The estimates of our oil and gas reserves and the future net cash flows
included in this report have been prepared and, at our request, by certain
independent petroleum consultants. Reserve engineering is a subjective process
of estimating the recovery from underground accumulations of oil and gas that
cannot be measured in an exact manner, and the accuracy of any reserve estimate
is a function of the quality of available data and of engineering and geological
interpretation and judgment. There are numerous uncertainties inherent in
estimating quantities and future values of proved oil and gas reserves,
including many factors beyond our control. Each of the estimates of proved oil
and gas reserves, future net cash flows and discounted present values rely upon
various assumptions, including assumptions required by the Commission as to
constant oil and gas prices, drilling and operating expenses, capital
expenditures, taxes and availability of funds. The process of estimating oil and
gas reserves is complex, requiring significant decisions and assumptions in the
evaluation of available geological, geophysical, engineering and economic data
for each reservoir.

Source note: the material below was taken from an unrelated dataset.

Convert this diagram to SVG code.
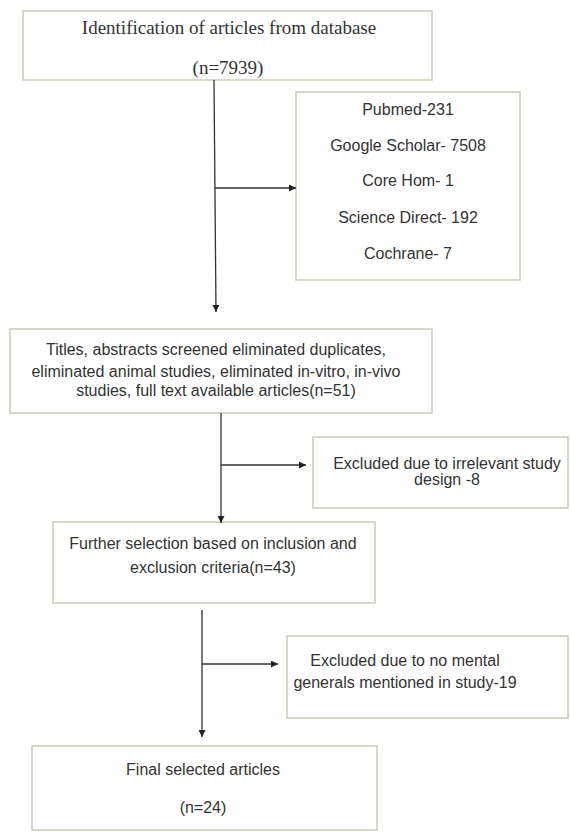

As a result, such estimates are inherently imprecise. Actual
future production, oil and gas prices, revenues, taxes, development
expenditures, operating expenses and quantities of recoverable oil and gas
reserves may vary substantially from those estimated. Any significant variance
in these assumptions could materially affect the estimated quantity and value of
reserves set forth in this annual report on Form 10-K. In addition, our reserves
may be subject to downward or upward revision, based upon production history,
results of future exploration and development, prevailing oil and gas prices and
other factors, many of which are beyond our control. The PV-10 of our proved oil
and gas reserves does not necessarily represent the current or fair market value
of those proved reserves, and the 10% discount rate required by the Commission
may not reflect current interest rates, our cost of capital or any risks
associated with the development and production of our proved oil and gas
reserves. At December 31, 2003, the estimated future net cash flow of $1,574
million and PV-10 of $812.4 million attributable to our proved oil and gas
reserves are based on prices at the date ($30.49 per barrel, or Bbl. of oil and
$4.64 per thousand cubic feet, or Mcf of natural gas), which may be materially
different from actual future prices.

If we are unable to successfully identify, finance or complete acquisition
opportunities, our future results of operations and financial condition may be
adversely affected.

Our growth strategy includes the acquisition of oil and gas properties. In
the future, we may be unable to identify attractive acquisition opportunities,
obtain financing for acquisitions on satisfactory terms or successfully acquire
identified targets. In addition, we may be unable to successfully integrate any
acquired business into our existing operations, and such integration may result
in unforeseen operational difficulties or require a disproportionate amount of
our management's attention. We may finance future acquisitions through the
incurrence of additional indebtedness to the extent permitted under the
instruments governing our indebtedness or through the issuance of capital stock.
Furthermore, that the competition for acquisition opportunities in these
industries may escalate, thereby increasing our cost or making further
acquisitions not feasible, or causing us to refrain from making additional
acquisitions.

We are subject to risks that properties, which we may acquire, will not
perform as expected and that the returns from such properties will not support
the indebtedness incurred or the other consideration used to acquire, or the
capital expenditures needed to develop, the acquired properties. In addition,
expansion of our operations may place a significant strain on our management,
financial and other resources. Our ability to manage future growth will depend
upon our ability to monitor operations, maintain effective cost and other
controls and significantly expand our internal management, technical and
accounting systems, all of which will result in higher operating expenses. Any
failure to expand these areas and to implement and improve such systems,
procedures and controls in an efficient manner at a pace consistent with the
growth of our business could have a material adverse effect on our business,
financial condition and results of operations. In addition, the integration of
acquired properties with existing operations will entail considerable expenses
in advance of anticipated revenues and may cause substantial fluctuations in our
operating results.

If we are unable to finance our planned growth, our operations may be
adversely impacted.

We have made, and will continue to make, substantial capital expenditures
in connection with the acquisition, development, exploitation, exploration and
production of our oil and gas properties. Historically, we have funded these
capital expenditures through borrowings from banks and from our principal
stockholder, and from cash flow from operations. Our future cash flows and the
availability of credit are subject to a number of variables, such as the level
of production from existing wells, borrowing base determinations, prices of oil
and gas and our success in locating and producing new oil and gas reserves. If
our revenues were to decrease as a result of lower oil and gas prices, decreased
production or otherwise, and if we do not have availability under our bank
credit facility or other sources of borrowings, we could have limited ability to
replace our oil and gas reserves or to maintain production at current levels,
resulting in a decrease in production and revenues over time. If our cash flow
from operations and availability under our credit facility are not sufficient to
satisfy our capital expenditure requirements, we may be unable to obtain
sufficient additional debt or equity financing to meet our planned growth.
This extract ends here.